Para volver al inicio de este texto, entre la memoria y los desvaríos de una teatróloga envidiosa, vuelvo a la sala Llauradó y a La excepción y la regla. A pesar de tratarse de una pieza didáctica, Carlos Pérez le imprime una fuerza real a su personaje. Consigue, a través de los matices y los contrastes, ser veraz en su maldad, pero también simpático en sus elucubraciones. Su Comerciante, aún desde una posición de poder, tiene una suerte de ingenuidad, una rara condición que hace pensar que es parte de un mecanismo que lo trasciende como clase. En su interpretación, brechtiana por naturaleza, siento una reflexión subyacente en torno a la historia. A pesar de que El Comerciante deprecia, maltrata y finalmente acaba con la vida del cargador, noto cierta indefensión en el personaje. Lo significativo es que este dato no está marcado en el texto de forma clara, sino que está dado sutilmente a través de los matices de la actuación. Es esa unas de las mayores virtudes de Carlos: no es solo un actor que piensa sobre la escena, sino que complejiza la lectura mediante su interpretación. Me atrevo a decir que no le interesa que el público interprete que el Comerciante es malo y por ello rechace y bloquee la maldad. Siento que nos quiere decir algo más allá que también forma parte del concepto de la puesta y del texto, pero que ha sido magistralmente captado por él. Su Comerciante es también una víctima de esa Regla que vuelve a unos malos y abusadores, y a otros buenos y abusados.

Sergio González, Carlos Pérez Peña y Pedro Rentería durante un ensayo de Teatro Escambray.
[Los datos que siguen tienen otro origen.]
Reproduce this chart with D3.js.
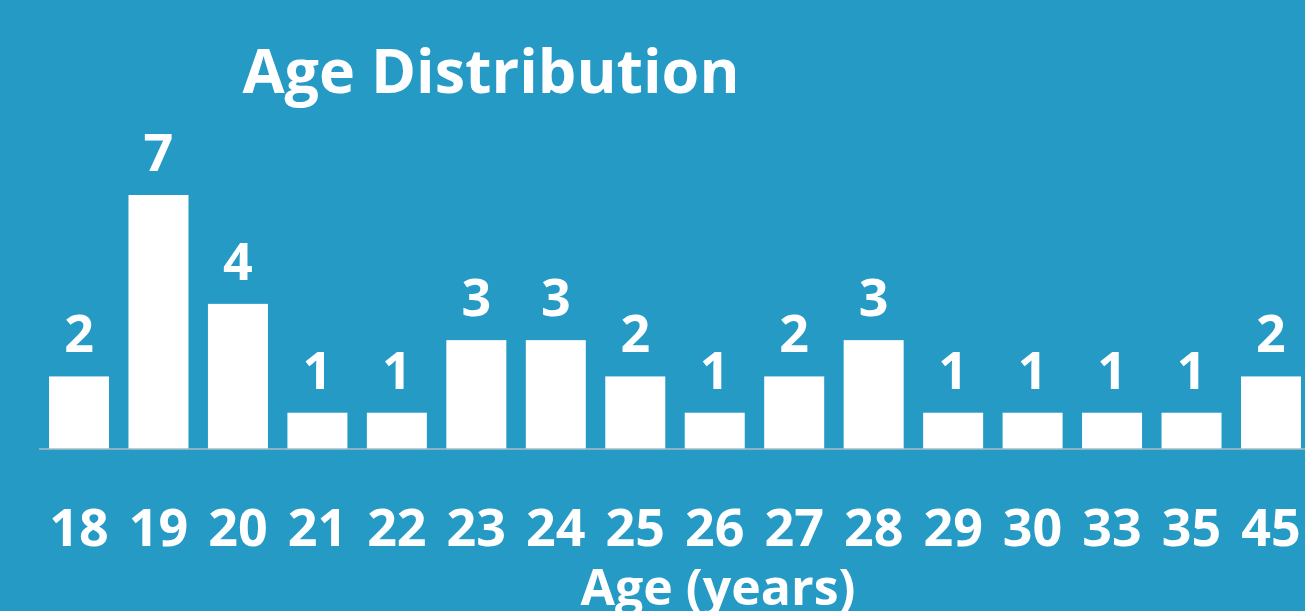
<!DOCTYPE html>
<html>
<head>
<meta charset="utf-8">
<script src="https://cdn.jsdelivr.net/npm/d3@7"></script>
<style>
  html, body { margin: 0; padding: 0; background: #249ac5; }
  svg text { font-family: "Open Sans", "Noto Sans", sans-serif; font-weight: bold; fill: #fff; }
</style>
</head>
<body>
<div id="chart"></div>
<script>
const ages = ["18", "19", "20", "21", "22", "23", "24", "25", "26", "27", "28", "29", "30", "33", "35", "45"];
const counts = [2, 7, 4, 1, 1, 3, 3, 2, 1, 2, 3, 1, 1, 1, 1, 2];
const chartTitle = "Age Distribution";
const xTitle = "Age (years)";

const width = 1305, height = 611;
const baseline = 449;

const svg = d3.select("#chart")
  .append("svg")
  .attr("width", width)
  .attr("height", height);

svg.append("rect")
  .attr("width", width)
  .attr("height", height)
  .attr("fill", "#249ac5");

const x = d3.scaleBand()
  .domain(ages)
  .range([39, 1311])
  .paddingInner(0.245)
  .paddingOuter(0.126);

const y = d3.scaleLinear()
  .domain([0, 7])
  .range([baseline, 195]);

svg.selectAll("rect.bar")
  .data(ages)
  .enter()
  .append("rect")
  .attr("class", "bar")
  .attr("x", (d) => x(d))
  .attr("y", (d, i) => y(counts[i]))
  .attr("width", x.bandwidth())
  .attr("height", (d, i) => baseline - y(counts[i]))
  .attr("fill", "#fff");

svg.selectAll("text.val")
  .data(ages)
  .enter()
  .append("text")
  .attr("class", "val")
  .attr("x", (d) => x(d) + x.bandwidth() / 2)
  .attr("y", (d, i) => y(counts[i]) - 24)
  .attr("text-anchor", "middle")
  .style("font-size", "52px")
  .text((d, i) => counts[i]);

// x axis
const xAxis = d3.axisBottom(x).tickSize(0).tickPadding(0);
const xg = svg.append("g")
  .attr("transform", `translate(0,${baseline})`)
  .call(xAxis);

xg.select(".domain")
  .attr("d", `M39,0H${width}`)
  .attr("stroke", "#a9bcc6")
  .attr("stroke-width", 1.5);

xg.selectAll(".tick text")
  .attr("dy", null)
  .attr("y", 97)
  .style("font-size", "52px")
  .style("font-family", "'Open Sans', 'Noto Sans', sans-serif")
  .style("font-weight", "bold")
  .attr("fill", "#fff");

svg.append("text")
  .attr("x", 491)
  .attr("y", 93)
  .attr("text-anchor", "middle")
  .style("font-size", "61px")
  .text(chartTitle);

svg.append("text")
  .attr("x", 718)
  .attr("y", 605)
  .attr("text-anchor", "middle")
  .style("font-size", "50px")
  .text(xTitle);
</script>
</body>
</html>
En los personajes que he visto defendidos por Carlos, siento que todos son un poco él. Todos parten de su verdad, de su centro, de su transparencia. He visto otros dos actores que también poseen esa cualidad especial: Alexis Díaz de Villegas y Mario Guerra. Dicen que Vicente Revuelta también tenía “eso”. Conservar esa verdad que involucra al cuerpo y la mente a los 85 años es un acto tremendo de grandeza.

Qué suerte la mía de haber coincidido en esta época con Carlos Pérez Peña, el hombre sencillo, culto y sincero que se asoma con recato detrás de las distinciones y los premios. Ese hombre inmenso que carga con tantos teatros en su piel y que, a pesar de los años, sigue meciéndose erguido y su amor por la escena sigue brotando como el musguito en la piedra.